• Imagining History

Suffragettes – An Introduction for KS2:

Updated: Apr 4

In February 1918, some women in the UK finally received the right to vote for the first time. Although it was another 10 years before all women in the UK got the right to vote, the Act of 1918 was a huge step in the right direction for the Women’s Suffrage movement. But what was Women’s Suffrage, what exactly is a Suffragette and what did they do?


Annie Kenney and Christabel Pankhurst protest for Women's Suffrage

What is Women’s Suffrage?:


The word “Suffrage” means to have “the right to vote in political elections”. Before 1918, women in the UK didn’t have the right to vote – meaning they weren’t allowed to have a say in how their country was run and who by. Instead, it was men who would vote in political elections and have full say over the running of the country.

So many women started a movement for Women’s Suffrage – for women to gain the right to vote in political elections. This movement included sending petitions (written requests) to the government, campaigning and even protesting to achieve their goal.


The first publicly supported case for Women’s Suffrage was made in 1792 by Mary Wollstonecraft in her book “A Vindication of the Rights of Women” and the first ever petition made to the government for Women’s Suffrage in the UK was made in 1832. But the movement really grew in strength in the late 1800’s and the early 1900’s around the First World War.


What is a Suffragette?:


A woman who was fighting for the right to vote was called a “Suffragette”. But a person who supports a Suffrage movement is normally called a “Suffragist”. So where did the term “Suffragette” come from?


The word “Suffragette” was actually originally used as an insult to women who were fighting for the right to vote. Newspaper reporters decided to add “-ette” to the end of the word instead of “-ist”. Adding “-ette” to the end of words was often used as an offensive way to describe something as girly, small or of a low standard.


Although the term was meant to be derogatory and insulting, women supporting the Women’s Suffrage movement embraced it. Soon, the word became associated with strong women doing everything they could to fight for their own rights.


Emmeline Pankhurst being arrested.

What did Suffragettes do?:


In 1903 the Women’s Social and Political Union (WSPU) was formed by Emmeline Pankhurst.
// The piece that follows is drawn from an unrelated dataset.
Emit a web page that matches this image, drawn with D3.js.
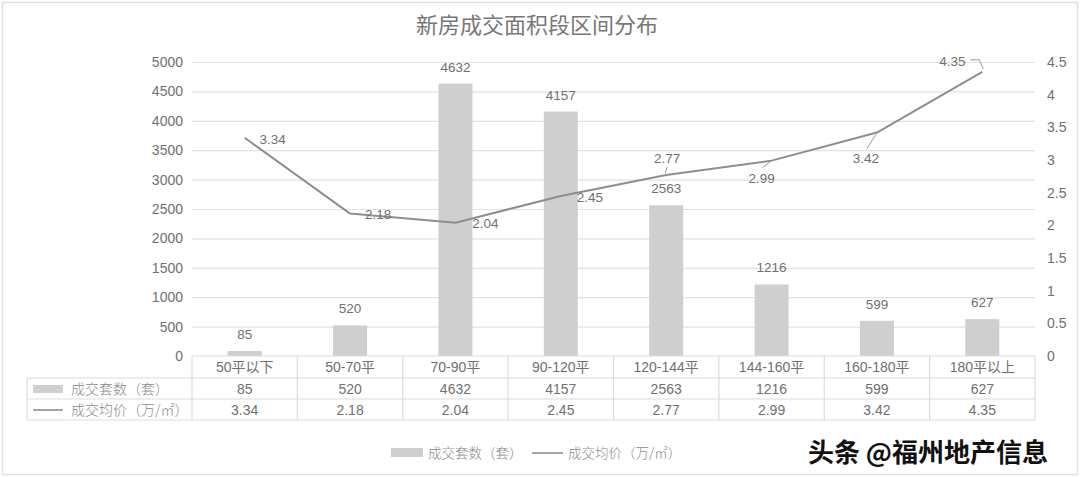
<!DOCTYPE html>
<html><head><meta charset="utf-8">
<script src="https://cdn.jsdelivr.net/npm/d3@7/dist/d3.min.js"></script>
<style>
html,body{margin:0;padding:0;background:#fff;}
svg{display:block;}
</style></head>
<body>
<svg id="c" width="1080" height="477"></svg>
<script>
const title = "新房成交面积段区间分布";
const categories = ["50平以下","50-70平","70-90平","90-120平","120-144平","144-160平","160-180平","180平以上"];
const counts = [85, 520, 4632, 4157, 2563, 1216, 599, 627];
const prices = [3.34, 2.18, 2.04, 2.45, 2.77, 2.99, 3.42, 4.35];
const leftTicks = [0,500,1000,1500,2000,2500,3000,3500,4000,4500,5000];
const rightTicks = [0,0.5,1,1.5,2,2.5,3,3.5,4,4.5];
const seriesNames = ["成交套数（套）", "成交均价（万/㎡）"];
const watermark = "头条 @福州地产信息";

const latin = "'Liberation Sans', Arial, 'Noto Sans CJK SC', sans-serif";
const cjk = "'Noto Sans CJK SC', sans-serif";
const txt = "#707070";
const barColor = "#cfcfcf";
const lineColor = "#8e8e8e";
const gridColor = "#e2e2e2";
const tableColor = "#dcdcdc";

const svg = d3.select("#c");
const W = 1080, H = 477;
const m = {left:192, right:1035, top:62, bottom:356};

// outer border
svg.append("rect").attr("x",2.5).attr("y",2.5).attr("width",W-5).attr("height",H-5)
  .attr("fill","none").attr("stroke","#e0e0e0").attr("stroke-width",1.5);

svg.append("text").attr("x",537).attr("y",33).attr("text-anchor","middle")
  .attr("font-family",cjk).attr("font-size",22).attr("fill","#777").text(title);

const x = d3.scaleBand().domain(categories).range([m.left, m.right]).paddingInner(0).paddingOuter(0);
const yL = d3.scaleLinear().domain([0,5000]).range([m.bottom, m.top]);
const yR = d3.scaleLinear().domain([0,4.5]).range([m.bottom, m.top]);

// gridlines
svg.append("g").selectAll("line").data(leftTicks.filter(d=>d>0)).join("line")
  .attr("x1",m.left).attr("x2",m.right).attr("y1",d=>yL(d)+0.5).attr("y2",d=>yL(d)+0.5)
  .attr("stroke",gridColor).attr("stroke-width",1.2);

// left axis
const gL = svg.append("g").attr("transform",`translate(${m.left-9},0)`)
  .call(d3.axisLeft(yL).tickValues(leftTicks).tickSize(0).tickPadding(0).tickFormat(d3.format("d")));
gL.select(".domain").remove();
gL.selectAll("text").attr("font-family",latin).attr("font-size",14).attr("fill",txt);

// right axis
const gR = svg.append("g").attr("transform",`translate(${m.right+12},0)`)
  .call(d3.axisRight(yR).tickValues(rightTicks).tickSize(0).tickPadding(0).tickFormat(d=>String(d)));
gR.select(".domain").remove();
gR.selectAll("text").attr("font-family",latin).attr("font-size",14).attr("fill",txt);

// bars
const bw = 34;
svg.append("g").selectAll("rect").data(counts).join("rect")
  .attr("x",(d,i)=>x(categories[i])+x.bandwidth()/2-bw/2)
  .attr("y",d=>yL(d)).attr("width",bw).attr("height",d=>yL(0)-yL(d))
  .attr("fill",barColor);
svg.append("g").selectAll("text").data(counts).join("text")
  .attr("x",(d,i)=>x(categories[i])+x.bandwidth()/2)
  .attr("y",d=>yL(d)-12).attr("text-anchor","middle")
  .attr("font-family",latin).attr("font-size",13.5).attr("fill",txt).text(d=>d);

// line
const cx = i => x(categories[i])+x.bandwidth()/2;
const line = d3.line().x((d,i)=>cx(i)).y(d=>yR(d));
svg.append("path").datum(prices).attr("d",line).attr("fill","none")
  .attr("stroke",lineColor).attr("stroke-width",2).attr("stroke-linejoin","round");

// line labels placement (dx, dy of text center relative to point; leader line)
const place = [
  {dx:28, dy:1},
  {dx:28, dy:1},
  {dx:30, dy:1},
  {dx:29, dy:1},
  {dx:1, dy:-17, lead:[[1,-8],[-1,-2]]},
  {dx:-10, dy:18, lead:[[-9,7],[0,0]]},
  {dx:-11, dy:26, lead:[[-10,16],[-1,2]]},
  {dx:-30, dy:-11, lead:[[-12,-12],[-3,-12],[1,-3]]}
];
const lg = svg.append("g");
prices.forEach((p,i)=>{
  const px = cx(i), py = yR(p), pl = place[i];
  lg.append("text").attr("x",px+pl.dx).attr("y",py+pl.dy).attr("dy","0.35em")
    .attr("text-anchor","middle").attr("font-family",latin).attr("font-size",13.5)
    .attr("fill",txt).text(p.toFixed(2));
  if(pl.lead){
    lg.append("path").attr("d",d3.line()(pl.lead.map(q=>[px+q[0],py+q[1]])))
      .attr("fill","none").attr("stroke","#999").attr("stroke-width",1);
  }
});

// data table
const rowY = [356, 378, 399, 420];
const tL = 27;
const tg = svg.append("g").attr("stroke",tableColor).attr("stroke-width",1.2).attr("fill","none");
tg.append("line").attr("x1",m.left).attr("x2",m.right).attr("y1",rowY[0]).attr("y2",rowY[0]);
[1,2,3].forEach(r=>tg.append("line").attr("x1",tL).attr("x2",m.right).attr("y1",rowY[r]).attr("y2",rowY[r]));
tg.append("line").attr("x1",tL).attr("x2",tL).attr("y1",rowY[1]).attr("y2",rowY[3]);
categories.forEach(c=>tg.append("line").attr("x1",x(c)).attr("x2",x(c)).attr("y1",rowY[0]).attr("y2",rowY[3]));
tg.append("line").attr("x1",m.right).attr("x2",m.right).attr("y1",rowY[0]).attr("y2",rowY[3]);

const tt = svg.append("g").attr("font-size",14).attr("fill",txt).attr("text-anchor","middle");
categories.forEach((c,i)=>{
  const mx = cx(i);
  tt.append("text").attr("x",mx).attr("y",(rowY[0]+rowY[1])/2).attr("dy","0.36em")
    .attr("font-family",latin).text(c);
  tt.append("text").attr("x",mx).attr("y",(rowY[1]+rowY[2])/2).attr("dy","0.36em")
    .attr("font-family",latin).text(counts[i]);
  tt.append("text").attr("x",mx).attr("y",(rowY[2]+rowY[3])/2).attr("dy","0.36em")
    .attr("font-family",latin).text(prices[i].toFixed(2));
});
// table legend keys
svg.append("rect").attr("x",33).attr("y",385).attr("width",30).attr("height",8).attr("fill",barColor);
svg.append("line").attr("x1",33).attr("x2",63).attr("y1",410).attr("y2",410).attr("stroke",lineColor).attr("stroke-width",1.6);
svg.append("text").attr("x",71).attr("y",389).attr("dy","0.36em").attr("font-family",cjk).attr("font-weight",300)
  .attr("font-size",14).attr("fill","#8a8a8a").text(seriesNames[0]);
svg.append("text").attr("x",71).attr("y",410).attr("dy","0.36em").attr("font-family",cjk).attr("font-weight",300)
  .attr("font-size",14).attr("fill","#8a8a8a").text(seriesNames[1]);

// bottom legend
svg.append("rect").attr("x",391).attr("y",448).attr("width",32).attr("height",9).attr("fill",barColor);
svg.append("text").attr("x",428).attr("y",453).attr("dy","0.36em").attr("font-family",cjk).attr("font-weight",300)
  .attr("font-size",13.5).attr("fill","#8a8a8a").text(seriesNames[0]);
svg.append("line").attr("x1",532).attr("x2",563).attr("y1",453).attr("y2",453).attr("stroke",lineColor).attr("stroke-width",1.6);
svg.append("text").attr("x",568).attr("y",453).attr("dy","0.36em").attr("font-family",cjk).attr("font-weight",300)
  .attr("font-size",13.5).attr("fill","#8a8a8a").text(seriesNames[1]);

// watermark
svg.append("text").attr("x",1048).attr("y",453).attr("dy","0.36em").attr("text-anchor","end")
  .attr("font-family",cjk).attr("font-weight",700).attr("font-size",26).attr("fill","#111")
  .attr("stroke","#fff").attr("stroke-width",3).attr("paint-order","stroke").text(watermark);
</script>
</body></html>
The WSPU had the motto “Deeds not Words” and stopped at nothing to get their voices heard.


Women hosted marches and protests, some of which ended in violence, such as the Women’s Sunday demonstration which concluded with women throwing stones through the windows of the Prime Minister’s house and tying themselves to railings. Other deeds by the WSPU included militant action, arson attacks, refusing to pay taxes and more. Some Women’s Suffrage supporters were arrested, such as Dora Thewlis and 75 others in 1907 who attempted to storm the houses of parliament. When imprisoned, some Suffragettes would go on hunger strike, resulting in prison officers to have to force feed them.


But not all actions by the movement were violent, there were many peaceful protests such as the 1913 Pilgrimage for Women’s Suffrage.


Then in 1914, the outbreak of the First World War brought a pause in the Women’s Suffrage movement. During the First World War, many women were called upon to help the war effort by taking up the jobs left behind by the men who went to fight in the war. Their efforts in employment during this time helped their cause enormously.


A poster showing a woman on hunger strike being force-fed.

When did women finally get the right to vote?:


The Act of 1918 was the first step for women gaining the right to vote. This act allowed women over 30 to vote in parliamentary elections, but only if they were married. In November of the same year, the Parliamentary Qualification of Women Act was passed, allowing women to become members of parliament (an “MP”).


It wasn’t until 10 years later in 1928 when The Representation of the People Act was passed, allowing everyone over the age of 21 to vote, that all women in the UK finally gained the right to vote.